A exploração específica de temas metaéticos é recente, enquanto que a ética normativa existe desde o princípio do estudo filosófico das questões morais. Um autor clássico de grande importância para o que viria se tornar o campo da metaética no século XX foi David Hume (1711-1776). Hume foi quem primeiro expôs o famoso problema do “é” e do “deve ser”, no seu livro, Tratado da Natureza Humana. Em uma passagem breve daquela obra, ele argumentou que não podemos chegar a uma prescrição moral a partir de observações empíricas do mundo. Por exemplo, a observação empírica de que dores causam desconforto naqueles que as sentem não produz, por si só, a conclusão de que não devemos causar dor aos outros. No século XX, Moore ressuscita esse argumento através da falácia naturalista: para ele, cometemos a falácia ao tentar reduzir afirmações morais à propriedades não-morais e naturais (não podemos reduzir “bom” à “prazer” ou “bem estar físico”)

Hume era empirista e cético. Para ele, todo conhecimento advém da experiência e devemos ser céticos com relação a tudo o que a experiência não nos mostra. É uma postura epistemológica anti-racionalista, nos sentido de que Hume só considera válido aquilo que conhecemos pela experiência, descartando o racionalismo sem amarras que, correndo solto, acaba dando as mãos à imaginação sem critério, produzindo sistemas metafísicos complexos, muitas vezes baseados na leitura dogmática de textos religiosos. Esse tipo de postura o fez formular uma ética normativa que não é pautada simplesmente na razão, mas nos sentimentos.
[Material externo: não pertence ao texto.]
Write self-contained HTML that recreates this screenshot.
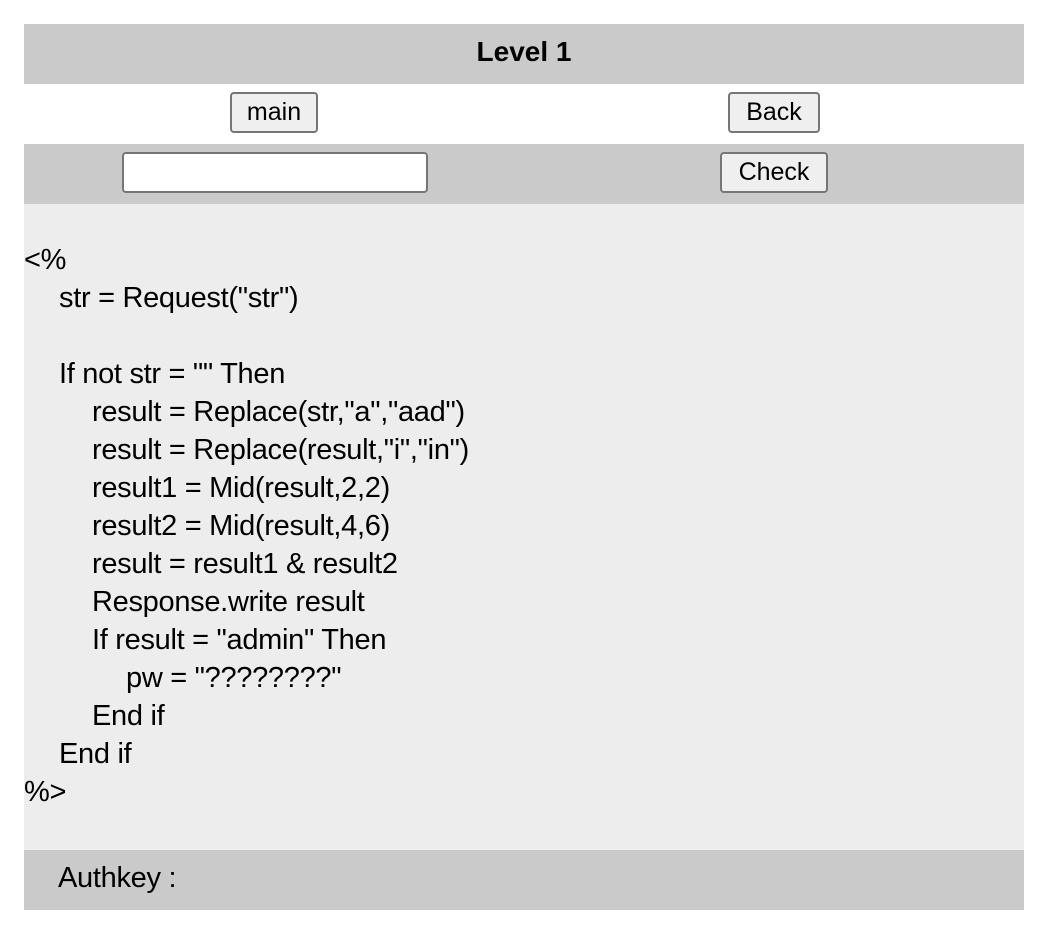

A crítica humeana e outras derivadas dela serviram de base à posicionamentos céticos e niilistas com relação a possibilidade de uma moral objetiva, independente das mentes humanas. É importante notar que o próprio Hume não considera impossível derivarmos ou deduzirmos uma ética (o que deve ser) de uma realidade empírica (do que é), mas apenas esclarece que, para formularmos uma lei moral, precisamos combinar fatos do mundo com algum princípio ético avaliativo.
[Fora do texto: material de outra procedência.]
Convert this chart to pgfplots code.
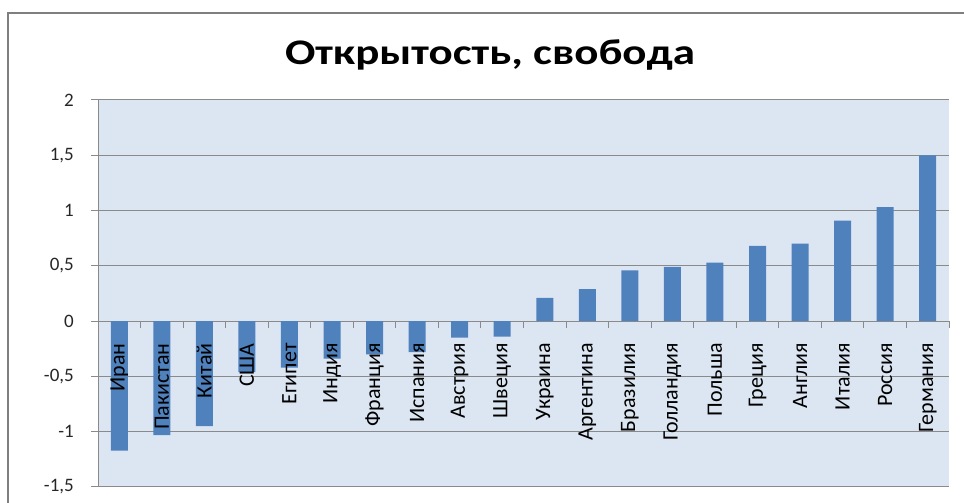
\documentclass[border=0pt]{standalone}
\usepackage{pgfplots}
\pgfplotsset{compat=1.18}
\usepackage{fontspec}
\setmainfont{Carlito}
\definecolor{barblue}{HTML}{4F81BD}
\definecolor{plotbg}{HTML}{DCE6F2}
\definecolor{gridgray}{HTML}{8A8A8A}
\definecolor{framegray}{HTML}{7F7F7F}
\pgfplotsset{
  layers/labelsontop/.define layer set={
    axis background,axis grid,axis ticks,axis lines,main,axis tick labels,axis descriptions,axis foreground
  }{
    grid style={/pgfplots/on layer=axis grid},
    tick style={/pgfplots/on layer=axis ticks},
    axis line style={/pgfplots/on layer=axis lines},
    label style={/pgfplots/on layer=axis descriptions},
    legend style={/pgfplots/on layer=axis descriptions},
    title style={/pgfplots/on layer=axis descriptions},
    ticklabel style={/pgfplots/on layer=axis tick labels},
    axis background@ style={/pgfplots/on layer=axis background},
  },
}
\begin{document}
\begin{tikzpicture}
\begin{axis}[
  set layers=labelsontop,
  at={(98pt,16pt)}, anchor=south west,
  scale only axis, width=851pt, height=387pt,
  xmin=-0.5, xmax=19.5, ymin=-1.5, ymax=2,
  axis y line*=left, axis x line*=middle,
  axis line style={gridgray, line width=1pt},
  axis background/.style={fill=plotbg},
  ytick={-1.5,-1,-0.5,0,0.5,1,1.5,2},
  ymajorgrids, grid style={gridgray, line width=1pt},
  tick align=outside, major tick length=7pt,
  tick style={gridgray, line width=1pt},
  xtick={-0.5,0.5,...,19.5}, xticklabels={},
  extra x ticks={0,1,...,19},
  extra x tick labels={Иран,Пакистан,Китай,США,Египет,Индия,Франция,Испания,Австрия,Швеция,Украина,Аргентина,Бразилия,Голландия,Польша,Греция,Англия,Италия,Россия,Германия},
  extra x tick style={major tick length=0pt, tick style={draw=none},
    tick label style={rotate=90, anchor=east, inner sep=0pt, font=\fontsize{22}{22}\selectfont}},
  xticklabel shift=22pt,
  yticklabel style={font=\fontsize{19}{19}\selectfont, text=black!85, inner sep=0pt},
  yticklabel shift=17pt,
  /pgf/number format/use comma,
  /pgf/number format/assume math mode=true,
  clip=false,
]
\addplot[ybar, bar width=17pt, fill=barblue, draw=none] coordinates {
(0,-1.17) (1,-1.03) (2,-0.95) (3,-0.46) (4,-0.42) (5,-0.34) (6,-0.30) (7,-0.28) (8,-0.15) (9,-0.14)
(10,0.21) (11,0.29) (12,0.46) (13,0.49) (14,0.53) (15,0.68) (16,0.70) (17,0.91) (18,1.03) (19,1.50)
};
\end{axis}
\draw[framegray, line width=2pt] (8pt,-10pt) -- (8pt,490pt) -- (980pt,490pt);
\node[font=\fontsize{36}{36}\selectfont\bfseries, xscale=1.25] at (490pt,447.5pt) {Открытость, свобода};
\pgfresetboundingbox
\useasboundingbox (0,0) rectangle (964pt,503pt);
\end{tikzpicture}
\end{document}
Para encerrar essa introdução, darei dois exemplos muito resumidos de autores que gosto de trabalhar e de estudar: Schopenhauer e Cioran. A ética de Schopenhauer está pautada na metafísica imanente da Vontade. A Vontade, para Schopenhauer, é uma força cega e estúpida que permeia toda a realidade e se manifesta principalmente na luta incessante dos seres vivos pela sobrevivência. Não há um propósito maior ou uma finalidade a ser alcançada, apenas uma sucessão de brutalidades em nome da sobrevivência. Há apenas doses pequenas de bem-estar e prazer, mas essas só são alcançadas através do esforço e logo se desfazem. É como se as coisas boas fossem apenas uma enganação para perpetuarmos o ciclo da vida. A partir disso, Schopenhauer propõe que neguemos a Vontade em nós através de uma espécie de ascetismo não-religioso e percebamos, também, a Vontade que habita em todos os outros seres (tanto humanos quanto animais), tendo assim compaixão por eles por estarem no mesmo barco que nós.

A ética de Cioran lembra, em diversos aspectos, a ética schopenhaueriana, mas não é exatamente a mesma coisa. Cioran utiliza-se da linguagem metafísica apenas como analogia, ele vê a vida como produto de forças naturais cegas. Longe de ser entusiasmado com a liberdade que isso possa nos trazer, como Nietzsche (e, mais recentemente, autores ligados ao neoateísmo), Cioran argumenta que esse niilismo cósmico torna os nossos inúmeros sofrimentos ainda piores, já que não há sentido algum para eles e nenhum sentido que inventamos é satisfatório, nunca estaremos satisfeitos. Qualquer coisa que façamos, até as melhores, produz efeitos adversos. Sua ética, portanto, é minimalista. Quanto menos fizermos, menos agirmos, melhor. Ele também busca inspiração no ascetismo, assim como Schopenhauer, e enxerga no nascimento a raiz de todos os nossos males.